Isso tudo faz parte de uma educação visual e artística. O olhar fica mais
sensível e amplo. Use todas as oportunidades. Indique como o selfie que ele tanto
faz apresenta uma composição espacial. Introduza, aos poucos, a gramática de
cada escola artística. Aprendizado implica esforço.
Educar
não é adestrar, mas ampliar e estimular o repertório para que cada ser faça
parte da aventura humana. A educação pela arte é poderosa e pode mudar, para
sempre, a vida de alguém.
O
outro ponto é a música. Todos os seres humanos deveriam ser expostos à
linguagem musical desde cedo. Crianças amam o ritmo de tambores (para desespero
de pais) e podem entrar logo no campo da melodia. Caixinhas de música seduzem
bebês. Alfabetizar em música é algo muito bom. Em primeiro lugar, poucas coisas
exigem áreas tão variadas do cérebro. Tocar requer habilidade motora das mãos,
matemática do compasso, sensibilidade e abstração interpretativa. Descobrir
esse universo é algo que ilumina as sinapses e estabelece a comunicação entre
os dois lados do cérebro. Acreditem: a música torna as pessoas mais
inteligentes! Rousseau, Nietzsche, Adorno e Barthes foram muito interessados em
música. Parte de sua agudeza mental derivou disto.
Há
uma outra vantagem na educação musical. Ao estudar piano, violão ou outro
instrumento, despertamos um verdadeiro método. A criança começa com 15 minutos
diários, depois meia hora e vai aumentando. É um sistema crescente de
concentração. Surge uma arquitetura gradativa que estimula a paciência. Foco é
um diferencial enorme nas relações profissionais e afetivas.
O
livro O Grito de Guerra da Mãe Tigre (Amy Chua) narra a experiência de uma
sino-americana com suas filhas Uma foi levada ao piano e outra ao violino.

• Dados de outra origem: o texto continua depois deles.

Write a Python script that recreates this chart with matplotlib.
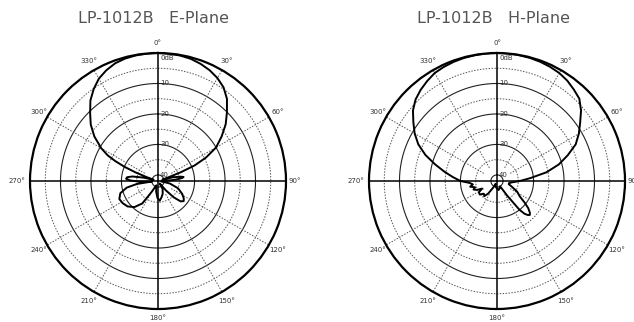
import numpy as np
import matplotlib
matplotlib.use("Agg")
import matplotlib.pyplot as plt
import matplotlib.transforms as mtransforms

# Radiation patterns (angle in degrees clockwise from boresight, relative level in dB)
e_theta = [0, 5, 10, 15, 20, 25, 30, 35, 40, 45, 50, 55, 60, 64, 67, 69, 71, 73,
           76, 79, 81, 83, 86, 90, 95, 102, 110, 118, 124, 128, 132, 136, 140, 145,
           150, 160, 168, 175, 182, 190, 200, 205, 210, 215, 222, 230, 238, 245,
           252, 258, 262, 265, 268, 271, 274, 277, 280, 283, 286, 289, 291, 293,
           295, 297, 300, 305, 310, 315, 320, 325, 330, 335, 340, 345, 350, 355, 360]
e_db = [0.0, -0.1, -0.2, -0.5, -1.1, -1.9, -3.0, -4.5, -6.8, -10.0, -13.0, -16.5,
        -20.0, -24.5, -29.0, -34.0, -39.0, -40.5,
        -37.0, -34.5, -33.5, -34.0, -36.5, -40.0, -41.0, -38.0, -35.0, -33.0, -31.8,
        -31.3, -32.0, -34.5, -38.0, -41.0,
        -39.0, -37.5, -36.5, -35.5, -36.5, -38.5, -40.5, -40.0, -38.0, -33.0, -30.5,
        -29.0, -28.3, -28.0,
        -29.0, -31.5, -35.0, -40.0, -36.0, -33.0, -31.5, -31.8, -33.5, -37.0, -40.5,
        -38.0, -34.0, -30.0,
        -26.5, -23.5, -20.5, -16.5, -13.2, -10.5, -7.5, -5.2, -3.2, -1.9, -0.9, -0.4,
        -0.15, -0.05, 0.0]

h_theta = [0, 5, 10, 15, 20, 25, 30, 35, 40, 45, 50, 55, 60, 65, 70, 75, 80, 85,
           90, 95, 100, 105, 111, 118, 124, 128, 131, 134, 136, 138, 140, 142, 145,
           150, 160, 170, 180, 190, 200, 205, 210, 215, 220, 226, 232, 238, 243,
           246, 250, 254, 258, 262, 266, 270, 275, 280, 285, 290, 295, 300, 305,
           310, 315, 320, 325, 330, 335, 340, 345, 350, 355, 360]
h_db = [0.0, 0.0, -0.1, -0.2, -0.4, -0.7, -1.1, -1.8, -2.8, -3.8, -6.0, -8.7,
        -11.0, -13.5, -17.3, -21.0, -25.5, -31.0,
        -34.5, -37.0, -38.0, -38.0, -36.8, -34.5, -33.0, -30.5, -28.4, -27.0, -26.5,
        -27.0, -28.0, -30.0, -36.0,
        -40.0, -39.5, -39.0, -39.5, -40.0, -40.5, -41.0, -39.5, -37.0, -35.5, -36.0,
        -34.8, -35.0, -36.5,
        -34.8, -33.8, -34.5, -33.0, -34.0, -33.0, -30.0, -27.5, -24.5, -21.0, -17.0,
        -13.5, -10.8, -8.5,
        -6.0, -4.2, -3.0, -2.0, -1.1, -0.7, -0.4, -0.2, -0.1, 0.0, 0.0]

titles = ["LP-1012B   E-Plane", "LP-1012B   H-Plane"]
angle_ticks = list(range(0, 360, 30))
angle_labels = [f"{a}\u00b0" for a in angle_ticks]
ring_solid = [-10, -20, -30, -40]
ring_dashed = [-5, -15, -25, -35]
ring_levels = [0, -10, -20, -30, -40]
ring_labels = ["0dB", "10", "20", "30", "40"]
r_min, r_max = -42, 0

W, H = 634, 322
fig = plt.figure(figsize=(W / 100, H / 100), dpi=100)

centers = [(158, 181), (497, 181)]
title_x = [153, 493]
radius = 128

full = np.linspace(0, 2 * np.pi, 361)

for k, (cx, cy) in enumerate(centers):
    ax = fig.add_axes([(cx - radius) / W, (H - cy - radius) / H,
                       2 * radius / W, 2 * radius / H], projection="polar")
    ax.set_theta_zero_location("N")
    ax.set_theta_direction(-1)
    ax.set_rlim(r_min, r_max)
    ax.grid(False)
    ax.set_yticks([])
    ax.set_xticks([])
    ax.spines["polar"].set_linewidth(1.6)
    ax.spines["polar"].set_color("black")

    # Concentric level rings
    for lv in ring_solid:
        ax.plot(full, np.full_like(full, lv), color="#222222", lw=0.8, zorder=2)
    for lv in ring_dashed:
        ax.plot(full, np.full_like(full, lv), color="#555555", lw=0.7,
                dashes=(1.5, 1.5), zorder=2)

    # Angular spokes
    for a in range(0, 360, 30):
        t = np.deg2rad(a)
        if a % 90 == 0:
            ax.plot([t, t], [r_min, r_max], color="black", lw=1.1, zorder=3)
        else:
            ax.plot([t, t], [-37, r_max], color="#555555", lw=0.7,
                    dashes=(1.5, 1.5), zorder=2)

    # Angle labels just outside the rim
    for a, lab in zip(angle_ticks, angle_labels):
        t = np.deg2rad(a)
        if a == 90:
            ax.text(t, 0.9, lab, fontsize=5, ha="left", va="center",
                    color="#333333", clip_on=False)
        elif a == 270:
            ax.text(t, 1.5, lab, fontsize=5, ha="right", va="center",
                    color="#333333", clip_on=False)
        else:
            rr = 2.9 if a == 180 else 3.3
            ax.text(t, rr, lab, fontsize=5, ha="center", va="center",
                    color="#333333", clip_on=False)

    # Level labels along the boresight spoke
    for lv, lab in zip(ring_levels, ring_labels):
        if lv == 0:
            tr = mtransforms.offset_copy(ax.transData, fig=fig, x=2, y=-1.5, units="points")
            va = "top"
        else:
            tr = mtransforms.offset_copy(ax.transData, fig=fig, x=1.5, y=0, units="points")
            va = "center"
        ax.text(0, lv, lab, transform=tr, fontsize=5, ha="left", va=va,
                color="#333333", zorder=4)

    th = e_theta if k == 0 else h_theta
    db = e_db if k == 0 else h_db
    ax.plot(np.deg2rad(th), db, color="black", lw=1.4, zorder=5)

    fig.text(title_x[k] / W, 1 - 18.5 / H, titles[k], fontsize=11.5, color="#555555",
             ha="center", va="center")

fig.savefig("out.png", dpi=100)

Dentro dos princípios defendidos pela mãe, as meninas foram estimuladas a um
alto grau de excelência quase obsessivo. Proponho algo diferente, mas Amy Chua
tem a vantagem de ter uma estratégia e de se envolver nela.
A
música é para criar alma, não para tocar, obrigatoriamente, no Carnegie Hall ou
na Sala São Paulo. Preciso estudar música para ser um bom ouvinte. O jovem deve
ser incentivado até o ponto em que ele possa se divertir com a música. Todos
ganham com esse aprendizado. Possibilitamos, com as artes, que o indivíduo viva
sua sensibilidade, crie foco e amplie seu leque de interesses. Pense bem: se
você não quiser enfatizar isso porque seu filho não será músico ou pintor,
deveria evitar que ele aprenda a ler, porque ele também não será escritor.
Interrompa a Educação Física: ele não competirá nas próximas Olimpíadas.
Educação é para formar o ser humano completo, não para tornar cada atividade um
projeto de carreira. A carreira virá de forma natural, ela é efeito de uma
causa anterior, a personalidade.
Livros,
tabela periódica, fórmulas físicas, redação, processos históricos: tudo isso
pode ser parte de um projeto. Desejei reforçar a arte e a música como
linguagens específicas para um diferencial humano. Meu ex-professor, Pe. Milton
Valente SJ, afirmava: non scholae, sed vitae discimus (não é para a escola, mas
para a vida que aprendemos). Poucas coisas têm tanta vida no mundo como a
criatividade artística e musical. Ouse, crie e acredite: seu filho será outro se
tiver acesso a estes dois mundos. Focar somente no que vira lucro é bom para o
projeto de hamsters amestrados, não para pessoas integrais. Não temos a menor
ideia de qual carreira será brilhante em 2046, mas todas necessitarão de
criatividade e inteligência. Aproveito e agradeço a todos os meus mestres que
apostaram que haveria vida após o vestibular. Bom domingo para vocês!